_SUPPLIED DATA_.
>>>>>
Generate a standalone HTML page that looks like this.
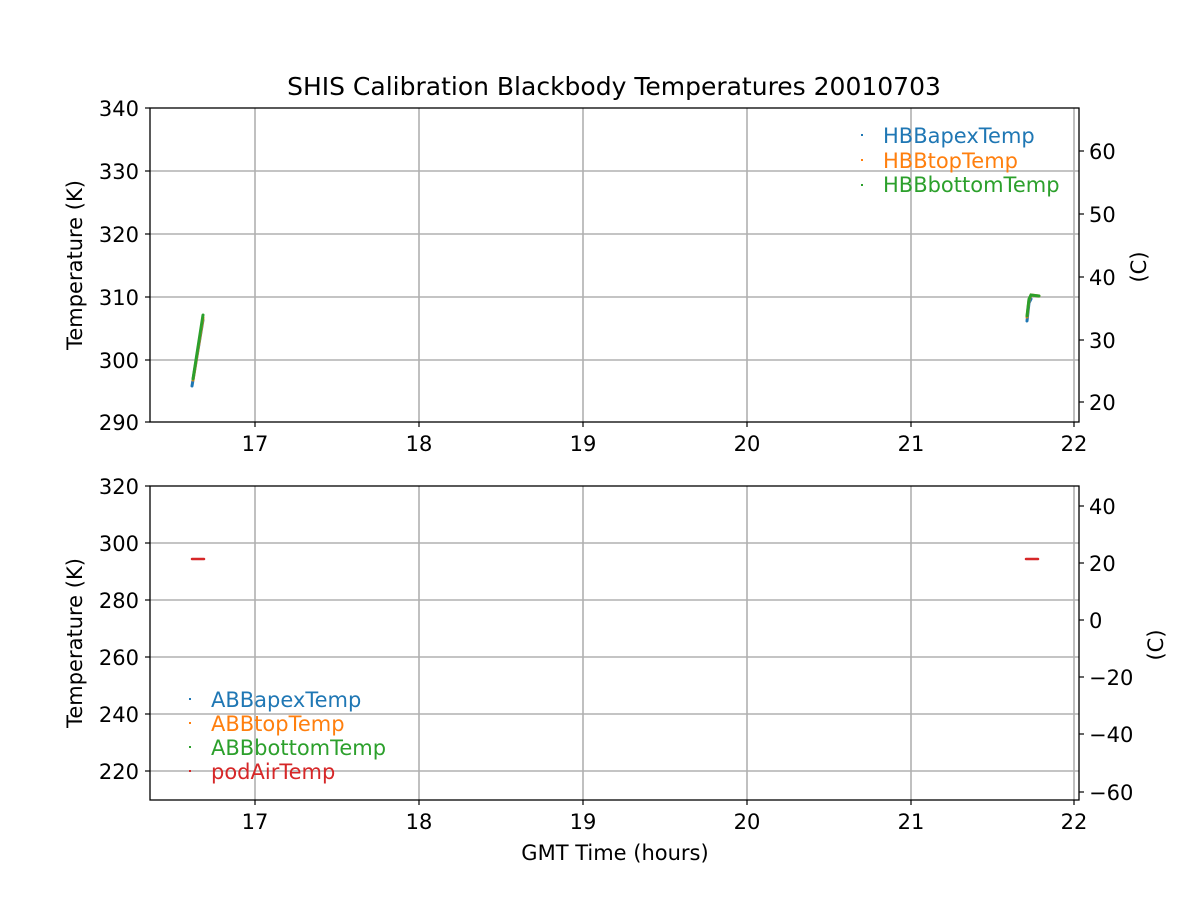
<!DOCTYPE html>
<html><head><meta charset="utf-8"><style>body{margin:0;background:#fff}svg text{font-family:"DejaVu Sans","Liberation Sans",sans-serif;fill:#000}</style></head>
<body>
<svg width="1200" height="900" xmlns="http://www.w3.org/2000/svg">
<rect width="1200" height="900" fill="#fff"/>
<text x="614" y="95" font-size="25" text-anchor="middle">SHIS Calibration Blackbody Temperatures 20010703</text>
<g stroke="#b0b0b0" stroke-width="1.6">
<line x1="255" y1="108" x2="255" y2="422"/><line x1="419" y1="108" x2="419" y2="422"/><line x1="583" y1="108" x2="583" y2="422"/><line x1="747" y1="108" x2="747" y2="422"/><line x1="911" y1="108" x2="911" y2="422"/><line x1="1074" y1="108" x2="1074" y2="422"/>
<line x1="150" y1="171" x2="1079" y2="171"/><line x1="150" y1="234" x2="1079" y2="234"/><line x1="150" y1="297" x2="1079" y2="297"/><line x1="150" y1="360" x2="1079" y2="360"/>
<line x1="255" y1="486" x2="255" y2="800"/><line x1="419" y1="486" x2="419" y2="800"/><line x1="583" y1="486" x2="583" y2="800"/><line x1="747" y1="486" x2="747" y2="800"/><line x1="911" y1="486" x2="911" y2="800"/><line x1="1074" y1="486" x2="1074" y2="800"/>
<line x1="150" y1="543" x2="1079" y2="543"/><line x1="150" y1="600" x2="1079" y2="600"/><line x1="150" y1="657" x2="1079" y2="657"/><line x1="150" y1="714" x2="1079" y2="714"/><line x1="150" y1="771" x2="1079" y2="771"/>
</g>
<g stroke-width="3" stroke-linecap="round" fill="none">
<line x1="192" y1="386" x2="203" y2="320" stroke="#1f77b4"/>
<line x1="193" y1="380" x2="203" y2="318" stroke="#ff7f0e"/>
<line x1="193" y1="379" x2="203" y2="315" stroke="#2ca02c"/>
<polyline points="1027,321 1029,303 1031,299" stroke="#1f77b4"/>
<polyline points="1027,317 1029,300 1031,295 1039,296" stroke="#ff7f0e"/>
<polyline points="1027,316 1029,299 1031,295 1039,296" stroke="#2ca02c"/>
<line x1="192" y1="559" x2="204" y2="559" stroke="#d62728" stroke-width="2.5"/>
<line x1="1026" y1="559" x2="1038" y2="559" stroke="#d62728" stroke-width="2.5"/>
</g>
<g fill="none" stroke="#000" stroke-width="1.3">
<rect x="150" y="108" width="929" height="314"/>
<rect x="150" y="486" width="929" height="314"/>
</g>
<g stroke="#000" stroke-width="1.2">
<line x1="255" y1="422" x2="255" y2="427"/><line x1="419" y1="422" x2="419" y2="427"/><line x1="583" y1="422" x2="583" y2="427"/><line x1="747" y1="422" x2="747" y2="427"/><line x1="911" y1="422" x2="911" y2="427"/><line x1="1074" y1="422" x2="1074" y2="427"/>
<line x1="255" y1="800" x2="255" y2="805"/><line x1="419" y1="800" x2="419" y2="805"/><line x1="583" y1="800" x2="583" y2="805"/><line x1="747" y1="800" x2="747" y2="805"/><line x1="911" y1="800" x2="911" y2="805"/><line x1="1074" y1="800" x2="1074" y2="805"/>
<line x1="145" y1="108" x2="150" y2="108"/><line x1="145" y1="171" x2="150" y2="171"/><line x1="145" y1="234" x2="150" y2="234"/><line x1="145" y1="297" x2="150" y2="297"/><line x1="145" y1="360" x2="150" y2="360"/><line x1="145" y1="422" x2="150" y2="422"/>
<line x1="145" y1="486" x2="150" y2="486"/><line x1="145" y1="543" x2="150" y2="543"/><line x1="145" y1="600" x2="150" y2="600"/><line x1="145" y1="657" x2="150" y2="657"/><line x1="145" y1="714" x2="150" y2="714"/><line x1="145" y1="771" x2="150" y2="771"/>
<line x1="1079" y1="151" x2="1084" y2="151"/><line x1="1079" y1="214" x2="1084" y2="214"/><line x1="1079" y1="277" x2="1084" y2="277"/><line x1="1079" y1="340" x2="1084" y2="340"/><line x1="1079" y1="402" x2="1084" y2="402"/>
<line x1="1079" y1="506" x2="1084" y2="506"/><line x1="1079" y1="563" x2="1084" y2="563"/><line x1="1079" y1="620" x2="1084" y2="620"/><line x1="1079" y1="677" x2="1084" y2="677"/><line x1="1079" y1="734" x2="1084" y2="734"/><line x1="1079" y1="792" x2="1084" y2="792"/>
</g>
<g font-size="21" text-anchor="middle">
<text x="255" y="451">17</text><text x="419" y="451">18</text><text x="583" y="451">19</text><text x="747" y="451">20</text><text x="911" y="451">21</text><text x="1074" y="451">22</text>
<text x="255" y="829">17</text><text x="419" y="829">18</text><text x="583" y="829">19</text><text x="747" y="829">20</text><text x="911" y="829">21</text><text x="1074" y="829">22</text>
<text x="615" y="860">GMT Time (hours)</text>
</g>
<g font-size="21" text-anchor="end">
<text x="139" y="116">340</text><text x="139" y="179">330</text><text x="139" y="242">320</text><text x="139" y="305">310</text><text x="139" y="368">300</text><text x="139" y="430">290</text>
<text x="139" y="494">320</text><text x="139" y="551">300</text><text x="139" y="608">280</text><text x="139" y="665">260</text><text x="139" y="722">240</text><text x="139" y="779">220</text>
</g>
<g font-size="21">
<text x="1089" y="159">60</text><text x="1089" y="222">50</text><text x="1089" y="285">40</text><text x="1089" y="348">30</text><text x="1089" y="410">20</text>
<text x="1089" y="514">40</text><text x="1089" y="571">20</text><text x="1089" y="628">0</text><text x="1089" y="685">−20</text><text x="1089" y="742">−40</text><text x="1089" y="800">−60</text>
</g>
<text font-size="21" text-anchor="middle" transform="translate(82,265) rotate(-90)">Temperature (K)</text>
<text font-size="21" text-anchor="middle" transform="translate(82,643) rotate(-90)">Temperature (K)</text>
<text font-size="21" text-anchor="middle" transform="translate(1146,267) rotate(-90)">(C)</text>
<text font-size="21" text-anchor="middle" transform="translate(1163,645) rotate(-90)">(C)</text>
<g font-size="21">
<rect x="861" y="134" width="2" height="2" fill="#1f77b4"/><text x="883" y="143" style="fill:#1f77b4">HBBapexTemp</text>
<rect x="861" y="159" width="2" height="2" fill="#ff7f0e"/><text x="883" y="168" style="fill:#ff7f0e">HBBtopTemp</text>
<rect x="861" y="184" width="2" height="2" fill="#2ca02c"/><text x="883" y="192" style="fill:#2ca02c">HBBbottomTemp</text>
<rect x="189" y="698" width="2" height="2" fill="#1f77b4"/><text x="211" y="707" style="fill:#1f77b4">ABBapexTemp</text>
<rect x="189" y="722" width="2" height="2" fill="#ff7f0e"/><text x="211" y="731" style="fill:#ff7f0e">ABBtopTemp</text>
<rect x="189" y="746" width="2" height="2" fill="#2ca02c"/><text x="211" y="755" style="fill:#2ca02c">ABBbottomTemp</text>
<rect x="189" y="770" width="2" height="2" fill="#d62728"/><text x="211" y="779" style="fill:#d62728">podAirTemp</text>
</g>
</svg>
</body></html>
<<<<<
_YOUR TASK_. Restate the whole listing above exactly, except for its images.

_WORKED ANSWER_.
Generate a standalone HTML page that looks like this.
<!DOCTYPE html>
<html><head><meta charset="utf-8"><style>body{margin:0;background:#fff}svg text{font-family:"DejaVu Sans","Liberation Sans",sans-serif;fill:#000}</style></head>
<body>
<svg width="1200" height="900" xmlns="http://www.w3.org/2000/svg">
<rect width="1200" height="900" fill="#fff"/>
<text x="614" y="95" font-size="25" text-anchor="middle">SHIS Calibration Blackbody Temperatures 20010703</text>
<g stroke="#b0b0b0" stroke-width="1.6">
<line x1="255" y1="108" x2="255" y2="422"/><line x1="419" y1="108" x2="419" y2="422"/><line x1="583" y1="108" x2="583" y2="422"/><line x1="747" y1="108" x2="747" y2="422"/><line x1="911" y1="108" x2="911" y2="422"/><line x1="1074" y1="108" x2="1074" y2="422"/>
<line x1="150" y1="171" x2="1079" y2="171"/><line x1="150" y1="234" x2="1079" y2="234"/><line x1="150" y1="297" x2="1079" y2="297"/><line x1="150" y1="360" x2="1079" y2="360"/>
<line x1="255" y1="486" x2="255" y2="800"/><line x1="419" y1="486" x2="419" y2="800"/><line x1="583" y1="486" x2="583" y2="800"/><line x1="747" y1="486" x2="747" y2="800"/><line x1="911" y1="486" x2="911" y2="800"/><line x1="1074" y1="486" x2="1074" y2="800"/>
<line x1="150" y1="543" x2="1079" y2="543"/><line x1="150" y1="600" x2="1079" y2="600"/><line x1="150" y1="657" x2="1079" y2="657"/><line x1="150" y1="714" x2="1079" y2="714"/><line x1="150" y1="771" x2="1079" y2="771"/>
</g>
<g stroke-width="3" stroke-linecap="round" fill="none">
<line x1="192" y1="386" x2="203" y2="320" stroke="#1f77b4"/>
<line x1="193" y1="380" x2="203" y2="318" stroke="#ff7f0e"/>
<line x1="193" y1="379" x2="203" y2="315" stroke="#2ca02c"/>
<polyline points="1027,321 1029,303 1031,299" stroke="#1f77b4"/>
<polyline points="1027,317 1029,300 1031,295 1039,296" stroke="#ff7f0e"/>
<polyline points="1027,316 1029,299 1031,295 1039,296" stroke="#2ca02c"/>
<line x1="192" y1="559" x2="204" y2="559" stroke="#d62728" stroke-width="2.5"/>
<line x1="1026" y1="559" x2="1038" y2="559" stroke="#d62728" stroke-width="2.5"/>
</g>
<g fill="none" stroke="#000" stroke-width="1.3">
<rect x="150" y="108" width="929" height="314"/>
<rect x="150" y="486" width="929" height="314"/>
</g>
<g stroke="#000" stroke-width="1.2">
<line x1="255" y1="422" x2="255" y2="427"/><line x1="419" y1="422" x2="419" y2="427"/><line x1="583" y1="422" x2="583" y2="427"/><line x1="747" y1="422" x2="747" y2="427"/><line x1="911" y1="422" x2="911" y2="427"/><line x1="1074" y1="422" x2="1074" y2="427"/>
<line x1="255" y1="800" x2="255" y2="805"/><line x1="419" y1="800" x2="419" y2="805"/><line x1="583" y1="800" x2="583" y2="805"/><line x1="747" y1="800" x2="747" y2="805"/><line x1="911" y1="800" x2="911" y2="805"/><line x1="1074" y1="800" x2="1074" y2="805"/>
<line x1="145" y1="108" x2="150" y2="108"/><line x1="145" y1="171" x2="150" y2="171"/><line x1="145" y1="234" x2="150" y2="234"/><line x1="145" y1="297" x2="150" y2="297"/><line x1="145" y1="360" x2="150" y2="360"/><line x1="145" y1="422" x2="150" y2="422"/>
<line x1="145" y1="486" x2="150" y2="486"/><line x1="145" y1="543" x2="150" y2="543"/><line x1="145" y1="600" x2="150" y2="600"/><line x1="145" y1="657" x2="150" y2="657"/><line x1="145" y1="714" x2="150" y2="714"/><line x1="145" y1="771" x2="150" y2="771"/>
<line x1="1079" y1="151" x2="1084" y2="151"/><line x1="1079" y1="214" x2="1084" y2="214"/><line x1="1079" y1="277" x2="1084" y2="277"/><line x1="1079" y1="340" x2="1084" y2="340"/><line x1="1079" y1="402" x2="1084" y2="402"/>
<line x1="1079" y1="506" x2="1084" y2="506"/><line x1="1079" y1="563" x2="1084" y2="563"/><line x1="1079" y1="620" x2="1084" y2="620"/><line x1="1079" y1="677" x2="1084" y2="677"/><line x1="1079" y1="734" x2="1084" y2="734"/><line x1="1079" y1="792" x2="1084" y2="792"/>
</g>
<g font-size="21" text-anchor="middle">
<text x="255" y="451">17</text><text x="419" y="451">18</text><text x="583" y="451">19</text><text x="747" y="451">20</text><text x="911" y="451">21</text><text x="1074" y="451">22</text>
<text x="255" y="829">17</text><text x="419" y="829">18</text><text x="583" y="829">19</text><text x="747" y="829">20</text><text x="911" y="829">21</text><text x="1074" y="829">22</text>
<text x="615" y="860">GMT Time (hours)</text>
</g>
<g font-size="21" text-anchor="end">
<text x="139" y="116">340</text><text x="139" y="179">330</text><text x="139" y="242">320</text><text x="139" y="305">310</text><text x="139" y="368">300</text><text x="139" y="430">290</text>
<text x="139" y="494">320</text><text x="139" y="551">300</text><text x="139" y="608">280</text><text x="139" y="665">260</text><text x="139" y="722">240</text><text x="139" y="779">220</text>
</g>
<g font-size="21">
<text x="1089" y="159">60</text><text x="1089" y="222">50</text><text x="1089" y="285">40</text><text x="1089" y="348">30</text><text x="1089" y="410">20</text>
<text x="1089" y="514">40</text><text x="1089" y="571">20</text><text x="1089" y="628">0</text><text x="1089" y="685">−20</text><text x="1089" y="742">−40</text><text x="1089" y="800">−60</text>
</g>
<text font-size="21" text-anchor="middle" transform="translate(82,265) rotate(-90)">Temperature (K)</text>
<text font-size="21" text-anchor="middle" transform="translate(82,643) rotate(-90)">Temperature (K)</text>
<text font-size="21" text-anchor="middle" transform="translate(1146,267) rotate(-90)">(C)</text>
<text font-size="21" text-anchor="middle" transform="translate(1163,645) rotate(-90)">(C)</text>
<g font-size="21">
<rect x="861" y="134" width="2" height="2" fill="#1f77b4"/><text x="883" y="143" style="fill:#1f77b4">HBBapexTemp</text>
<rect x="861" y="159" width="2" height="2" fill="#ff7f0e"/><text x="883" y="168" style="fill:#ff7f0e">HBBtopTemp</text>
<rect x="861" y="184" width="2" height="2" fill="#2ca02c"/><text x="883" y="192" style="fill:#2ca02c">HBBbottomTemp</text>
<rect x="189" y="698" width="2" height="2" fill="#1f77b4"/><text x="211" y="707" style="fill:#1f77b4">ABBapexTemp</text>
<rect x="189" y="722" width="2" height="2" fill="#ff7f0e"/><text x="211" y="731" style="fill:#ff7f0e">ABBtopTemp</text>
<rect x="189" y="746" width="2" height="2" fill="#2ca02c"/><text x="211" y="755" style="fill:#2ca02c">ABBbottomTemp</text>
<rect x="189" y="770" width="2" height="2" fill="#d62728"/><text x="211" y="779" style="fill:#d62728">podAirTemp</text>
</g>
</svg>
</body></html>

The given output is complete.